Perhaps most remarkably, the codex rarely remains in the possession of isolated individuals for long. History suggests that owners frequently become involved with guilds, adventuring companies, charitable organizations, religious communities, academic circles, or other social groups. Whether the book encourages such connections or merely seeks them out remains unknown.
CONSTRUCTION
Requirements Craft Wondrous Item, aid, status, message, heroism, Rary's telepathic bond; Cost 14,000 gp, 1,120 XP, silver wire worth 1,000 gp woven into the binding, seven handwritten letters exchanged between trusted companions, ink distilled from blue lotus petals worth 500 gp.
Kelwyn's Notes
Civilization has always possessed a peculiar obsession with bloodlines. Kingdoms rise and fall over them. Noble houses preserve them. Entire legal systems have been constructed around them. Yet history repeatedly demonstrates that survival depends far more upon cooperation than inheritance. The people who save our lives are seldom chosen by genealogy.

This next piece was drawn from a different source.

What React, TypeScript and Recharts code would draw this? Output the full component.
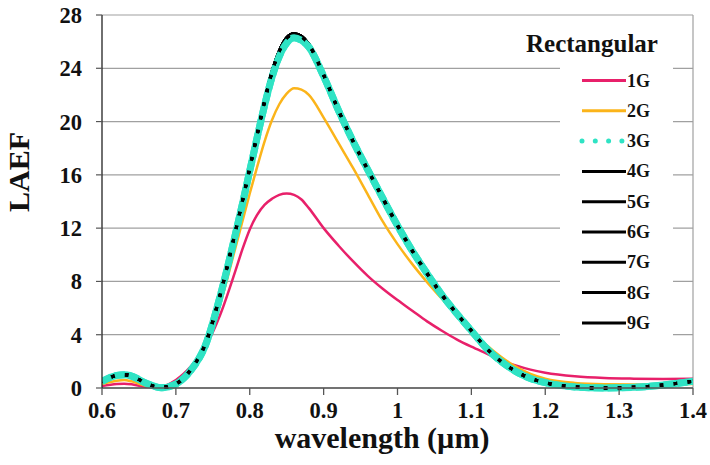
import React from 'react';
import { LineChart, Line, XAxis, YAxis, CartesianGrid, ReferenceLine, Legend } from 'recharts';

const wavelength = [0.60, 0.62, 0.63, 0.64, 0.66, 0.68, 0.70, 0.72, 0.74, 0.76, 0.78, 0.79, 0.80, 0.81, 0.82, 0.83, 0.84, 0.85, 0.86, 0.87, 0.88, 0.90, 0.92, 0.94, 0.96, 0.98, 1.00, 1.02, 1.04, 1.06, 1.08, 1.10, 1.12, 1.14, 1.16, 1.18, 1.20, 1.24, 1.28, 1.32, 1.36, 1.40];

const g1 = [0.15, 0.3, 0.32, 0.28, 0.08, 0.12, 0.6, 1.6, 3.1, 5.5, 8.7, 10.4, 11.9, 13.0, 13.75, 14.2, 14.5, 14.6, 14.5, 14.15, 13.5, 12.0, 10.7, 9.5, 8.4, 7.45, 6.6, 5.8, 5.0, 4.3, 3.65, 3.1, 2.6, 2.1, 1.7, 1.38, 1.15, 0.88, 0.75, 0.7, 0.68, 0.7];
const g2 = [0.3, 0.55, 0.6, 0.5, 0.15, 0.05, 0.35, 1.3, 3.1, 6.3, 10.4, 12.5, 14.6, 16.6, 18.5, 20.1, 21.3, 22.1, 22.5, 22.4, 22.0, 20.3, 18.4, 16.5, 14.5, 12.5, 10.8, 9.3, 7.95, 6.7, 5.5, 4.35, 3.25, 2.35, 1.6, 1.05, 0.7, 0.38, 0.28, 0.26, 0.27, 0.3];
const g3 = [0.5, 0.95, 1.0, 0.9, 0.35, 0.02, 0.3, 1.3, 3.2, 6.9, 11.4, 13.8, 16.3, 18.8, 21.2, 23.3, 24.9, 25.9, 26.3, 26.1, 25.6, 23.4, 20.85, 18.5, 16.35, 14.25, 12.2, 10.3, 8.6, 7.0, 5.6, 4.3, 3.0, 2.0, 1.25, 0.72, 0.4, 0.08, 0.0, 0.05, 0.22, 0.5];
const g4 = [0.5, 0.95, 1.0, 0.9, 0.35, 0.02, 0.3, 1.35, 3.3, 7.0, 11.6, 14.0, 16.5, 19.0, 21.5, 23.7, 25.3, 26.3, 26.6, 26.4, 25.8, 23.5, 20.85, 18.5, 16.35, 14.25, 12.2, 10.3, 8.6, 7.0, 5.6, 4.3, 3.0, 2.0, 1.25, 0.72, 0.4, 0.08, 0.0, 0.05, 0.22, 0.5];
const g5 = [0.5, 0.95, 1.0, 0.9, 0.35, 0.02, 0.3, 1.35, 3.3, 7.0, 11.6, 14.0, 16.5, 19.0, 21.5, 23.7, 25.3, 26.3, 26.6, 26.4, 25.8, 23.5, 20.85, 18.5, 16.35, 14.25, 12.2, 10.3, 8.6, 7.0, 5.6, 4.3, 3.0, 2.0, 1.25, 0.72, 0.4, 0.08, 0.0, 0.05, 0.22, 0.5];
const g6 = [0.5, 0.95, 1.0, 0.9, 0.35, 0.02, 0.3, 1.35, 3.3, 7.0, 11.6, 14.0, 16.5, 19.0, 21.5, 23.7, 25.3, 26.3, 26.6, 26.4, 25.8, 23.5, 20.85, 18.5, 16.35, 14.25, 12.2, 10.3, 8.6, 7.0, 5.6, 4.3, 3.0, 2.0, 1.25, 0.72, 0.4, 0.08, 0.0, 0.05, 0.22, 0.5];
const g7 = [0.5, 0.95, 1.0, 0.9, 0.35, 0.02, 0.3, 1.35, 3.3, 7.0, 11.6, 14.0, 16.5, 19.0, 21.5, 23.7, 25.3, 26.3, 26.6, 26.4, 25.8, 23.5, 20.85, 18.5, 16.35, 14.25, 12.2, 10.3, 8.6, 7.0, 5.6, 4.3, 3.0, 2.0, 1.25, 0.72, 0.4, 0.08, 0.0, 0.05, 0.22, 0.5];
const g8 = [0.5, 0.95, 1.0, 0.9, 0.35, 0.02, 0.3, 1.35, 3.3, 7.0, 11.6, 14.0, 16.5, 19.0, 21.5, 23.7, 25.3, 26.3, 26.6, 26.4, 25.8, 23.5, 20.85, 18.5, 16.35, 14.25, 12.2, 10.3, 8.6, 7.0, 5.6, 4.3, 3.0, 2.0, 1.25, 0.72, 0.4, 0.08, 0.0, 0.05, 0.22, 0.5];
const g9 = [0.5, 0.95, 1.0, 0.9, 0.35, 0.02, 0.3, 1.35, 3.3, 7.0, 11.6, 14.0, 16.5, 19.0, 21.5, 23.7, 25.3, 26.3, 26.6, 26.4, 25.8, 23.5, 20.85, 18.5, 16.35, 14.25, 12.2, 10.3, 8.6, 7.0, 5.6, 4.3, 3.0, 2.0, 1.25, 0.72, 0.4, 0.08, 0.0, 0.05, 0.22, 0.5];

const xTicks = [0.6, 0.7, 0.8, 0.9, 1.0, 1.1, 1.2, 1.3, 1.4];
const yTicks = [0, 4, 8, 12, 16, 20, 24, 28];
const legendTitle = 'Rectangular';
const xTitle = 'wavelength (\u00b5m)';
const yTitle = 'LAEF';

const series = [
  { key: 'g1', name: '1G', values: g1, color: '#E8206A', width: 2.5, dotted: false },
  { key: 'g2', name: '2G', values: g2, color: '#FBB41A', width: 2.5, dotted: false },
  { key: 'g3', name: '3G', values: g3, color: '#2FE3C4', width: 7, dotted: true },
  { key: 'g4', name: '4G', values: g4, color: '#000000', width: 3, dotted: false },
  { key: 'g5', name: '5G', values: g5, color: '#000000', width: 3, dotted: false },
  { key: 'g6', name: '6G', values: g6, color: '#000000', width: 3, dotted: false },
  { key: 'g7', name: '7G', values: g7, color: '#000000', width: 3, dotted: false },
  { key: 'g8', name: '8G', values: g8, color: '#000000', width: 3, dotted: false },
  { key: 'g9', name: '9G', values: g9, color: '#000000', width: 3, dotted: false },
];

const data = wavelength.map((w, i) => {
  const row: any = { w };
  series.forEach((s) => { row[s.key] = s.values[i]; });
  return row;
});

const FONT = "'Liberation Serif', 'Times New Roman', serif";

const XTitle = () => (
  <text x={382} y={448} textAnchor="middle" fontFamily={FONT} fontWeight="bold" fontSize={30} fill="#111">
    {xTitle}
  </text>
);

const YTitle = () => (
  <text x={29} y={172} transform="rotate(-90, 29, 172)" textAnchor="middle" fontFamily={FONT} fontWeight="bold" fontSize={30} fill="#111">
    {yTitle}
  </text>
);

const LegendContent = () => (
  <svg width={160} height={340} style={{ display: 'block' }}>
    <text x={72} y={32} textAnchor="middle" fontFamily={FONT} fontWeight="bold" fontSize={25} fill="#111">{legendTitle}</text>
    <rect x={40} y={40} width={113} height={292} fill="#fff" />
    {series.map((s, i) => {
      const cy = 60.5 + i * 30.3;
      return (
        <g key={s.key}>
          {s.dotted ? (
            <line x1={62} x2={106} y1={cy} y2={cy} stroke={s.color} strokeWidth={5} strokeDasharray="0 13.3" strokeLinecap="round" />
          ) : (
            <line x1={62} x2={106} y1={cy} y2={cy} stroke={s.color} strokeWidth={3} />
          )}
          <text x={107} y={cy + 6} fontFamily={FONT} fontWeight="bold" fontSize={18} fill="#111">{s.name}</text>
        </g>
      );
    })}
  </svg>
);

const lineProps = (s: any) => ({
  dataKey: s.key,
  name: s.name,
  type: 'monotone' as const,
  stroke: s.color,
  dot: false,
  activeDot: false,
  isAnimationActive: false,
});

const byKey = (k: string) => series.find((x) => x.key === k)!;

export default function App() {
  const tickStyle = { fontFamily: FONT, fontWeight: 'bold', fontSize: 22.5, fill: '#111' } as any;
  const cyan = byKey('g3');
  return (
    <div style={{ position: 'absolute', left: 0, top: 0, background: '#fff' }}>
      <LineChart width={710} height={465} data={data} margin={{ top: 15, right: 17, bottom: 47, left: 42 }}>
        <CartesianGrid vertical={false} stroke="#a0a0a0" strokeWidth={1.2} />
        <XAxis
          dataKey="w"
          type="number"
          domain={[0.6, 1.4]}
          ticks={xTicks}
          allowDataOverflow
          height={30}
          tickSize={7}
          tickMargin={7}
          tick={tickStyle}
          axisLine={{ stroke: '#555', strokeWidth: 1.3 }}
          tickLine={{ stroke: '#555', strokeWidth: 1.3 }}
          label={<XTitle />}
        />
        <YAxis
          type="number"
          domain={[0, 28]}
          ticks={yTicks}
          width={60}
          tickSize={6}
          tickMargin={14}
          tick={tickStyle}
          axisLine={{ stroke: '#222', strokeWidth: 1.3 }}
          tickLine={{ stroke: '#555', strokeWidth: 1.2 }}
          label={<YTitle />}
        />
        <ReferenceLine x={1.4} stroke="#a0a0a0" strokeWidth={1.2} />
        <Legend
          layout="horizontal"
          verticalAlign="middle"
          align="center"
          wrapperStyle={{ left: 520, top: 20, width: 160, height: 340 }}
          content={<LegendContent />}
        />
        <Line {...lineProps(byKey('g1'))} strokeWidth={2.5} />
        <Line {...lineProps(byKey('g2'))} strokeWidth={2.5} />
        <Line {...lineProps(cyan)} key="g3base" name="3G base" legendType="none" strokeWidth={cyan.width} />
        {['g4', 'g5', 'g6', 'g7', 'g8', 'g9'].map((k) => (
          <Line key={k} {...lineProps(byKey(k))} strokeWidth={3} />
        ))}
        <Line {...lineProps(cyan)} key="g3" strokeWidth={cyan.width} strokeDasharray="10 4" strokeLinecap="butt" />
      </LineChart>
    </div>
  );
}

The Codex of Found Family recognizes a truth many societies reluctantly acknowledge only during moments of crisis: belonging is often an act of choice. The mentor who teaches a frightened apprentice, the neighbor who delivers food during hardship, the friend who offers shelter when all else has failed - these relationships frequently shape a life as profoundly as any ancestral connection.
What I find most moving is that the codex rewards cooperation not through sentimentality but through practical magic. Its pages understand that companionship is not merely an emotion. It is labor. It is trust. It is communication, compromise, and mutual obligation performed consistently over time. The strongest communities are not built from affection alone. They are built from people repeatedly choosing to show up for one another.
There is an irony here that amuses me greatly. Wizards are often stereotyped as solitary figures hunched over books in lonely towers. Yet some of the greatest magical achievements in history required collaboration. Research teams, apprenticeships, guilds, colleges, ritual circles, adventuring companies, and scholarly correspondences have accomplished what no individual could manage alone. Even knowledge itself is usually a communal project spanning generations.
Should one seek wisdom within these pages, it may be this: family is not merely a matter of origin. It is also a matter of destination. The people who walk beside us, support us, challenge us, and remain when circumstances would permit them to leave often become something every bit as meaningful as kin. The Codex of Found Family exists as a celebration of that enduring and profoundly human truth.